What to produce: Print exactly the lines from the first one down to the line containing "import pandas as pd", both ends included, with no pictures and nothing else.

== Given data ==

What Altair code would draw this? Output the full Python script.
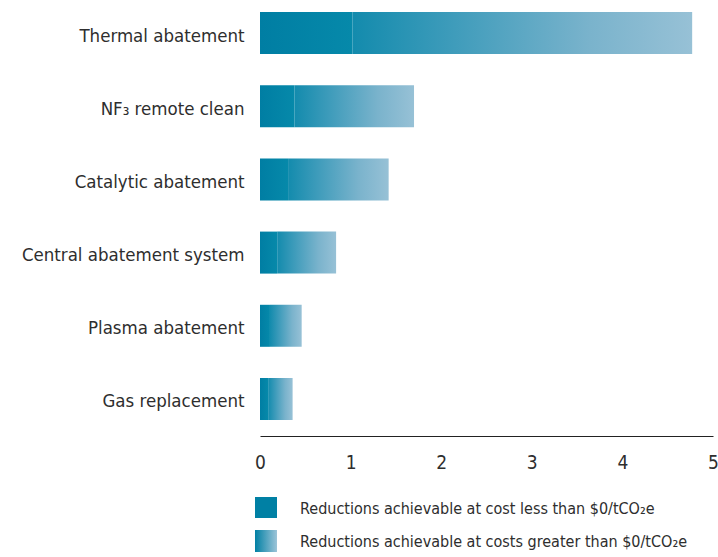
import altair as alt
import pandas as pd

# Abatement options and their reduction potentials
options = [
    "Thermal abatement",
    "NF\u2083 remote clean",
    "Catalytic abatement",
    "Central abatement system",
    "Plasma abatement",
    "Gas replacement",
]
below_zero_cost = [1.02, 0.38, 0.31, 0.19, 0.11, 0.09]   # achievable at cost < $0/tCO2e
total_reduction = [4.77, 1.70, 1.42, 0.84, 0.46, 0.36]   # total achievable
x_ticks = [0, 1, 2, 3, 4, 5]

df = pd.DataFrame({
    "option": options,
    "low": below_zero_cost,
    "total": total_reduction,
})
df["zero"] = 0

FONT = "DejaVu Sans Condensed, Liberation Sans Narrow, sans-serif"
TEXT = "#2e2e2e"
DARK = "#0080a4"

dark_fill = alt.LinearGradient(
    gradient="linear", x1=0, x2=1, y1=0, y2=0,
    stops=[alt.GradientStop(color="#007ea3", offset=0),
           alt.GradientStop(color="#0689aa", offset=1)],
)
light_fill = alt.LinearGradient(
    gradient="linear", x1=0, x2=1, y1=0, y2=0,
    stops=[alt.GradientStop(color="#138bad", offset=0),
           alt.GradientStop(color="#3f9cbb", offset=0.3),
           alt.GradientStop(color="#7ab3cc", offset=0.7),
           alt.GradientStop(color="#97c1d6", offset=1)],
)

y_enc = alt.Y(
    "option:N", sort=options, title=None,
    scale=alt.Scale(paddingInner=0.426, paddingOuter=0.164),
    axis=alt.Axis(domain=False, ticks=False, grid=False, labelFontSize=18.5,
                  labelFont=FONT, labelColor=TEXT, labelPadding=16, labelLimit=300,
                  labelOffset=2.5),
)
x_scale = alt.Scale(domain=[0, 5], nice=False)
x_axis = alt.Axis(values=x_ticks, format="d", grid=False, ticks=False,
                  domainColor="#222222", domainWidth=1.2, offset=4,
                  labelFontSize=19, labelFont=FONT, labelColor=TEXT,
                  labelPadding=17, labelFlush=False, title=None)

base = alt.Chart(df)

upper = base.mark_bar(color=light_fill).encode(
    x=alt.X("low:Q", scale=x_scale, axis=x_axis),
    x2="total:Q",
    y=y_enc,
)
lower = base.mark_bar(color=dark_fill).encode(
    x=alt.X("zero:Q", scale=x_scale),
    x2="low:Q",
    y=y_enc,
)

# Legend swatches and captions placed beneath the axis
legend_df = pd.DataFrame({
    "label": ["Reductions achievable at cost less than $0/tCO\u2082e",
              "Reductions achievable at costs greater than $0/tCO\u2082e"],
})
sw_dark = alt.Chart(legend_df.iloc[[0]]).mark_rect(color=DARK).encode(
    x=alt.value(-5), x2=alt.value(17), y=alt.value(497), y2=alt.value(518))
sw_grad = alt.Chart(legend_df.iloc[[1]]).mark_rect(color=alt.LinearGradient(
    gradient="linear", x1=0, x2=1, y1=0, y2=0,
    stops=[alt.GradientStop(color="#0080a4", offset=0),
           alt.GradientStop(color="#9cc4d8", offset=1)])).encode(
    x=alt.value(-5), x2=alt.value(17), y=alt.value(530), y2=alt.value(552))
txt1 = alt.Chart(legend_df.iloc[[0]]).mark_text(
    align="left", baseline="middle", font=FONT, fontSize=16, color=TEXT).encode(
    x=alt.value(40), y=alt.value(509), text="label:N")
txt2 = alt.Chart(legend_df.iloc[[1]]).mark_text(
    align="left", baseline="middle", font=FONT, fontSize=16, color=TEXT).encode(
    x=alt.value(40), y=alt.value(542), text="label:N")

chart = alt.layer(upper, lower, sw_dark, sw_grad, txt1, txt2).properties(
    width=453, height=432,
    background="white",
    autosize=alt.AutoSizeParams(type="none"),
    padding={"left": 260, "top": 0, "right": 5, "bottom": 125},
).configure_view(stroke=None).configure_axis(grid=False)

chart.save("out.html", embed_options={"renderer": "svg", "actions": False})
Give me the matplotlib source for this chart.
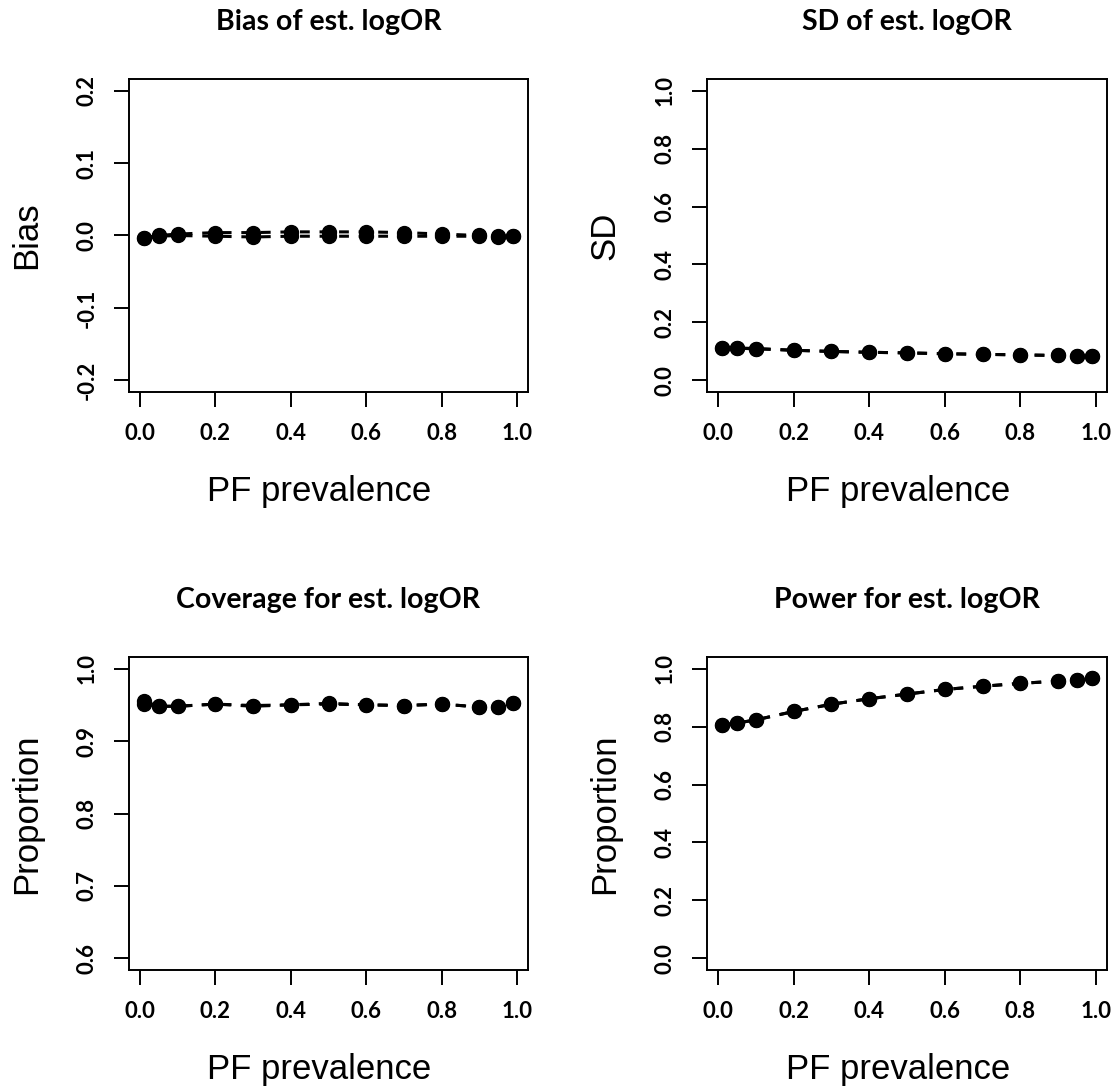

===

Result below:
What Altair code would draw this? Output the full Python script.
import altair as alt
import pandas as pd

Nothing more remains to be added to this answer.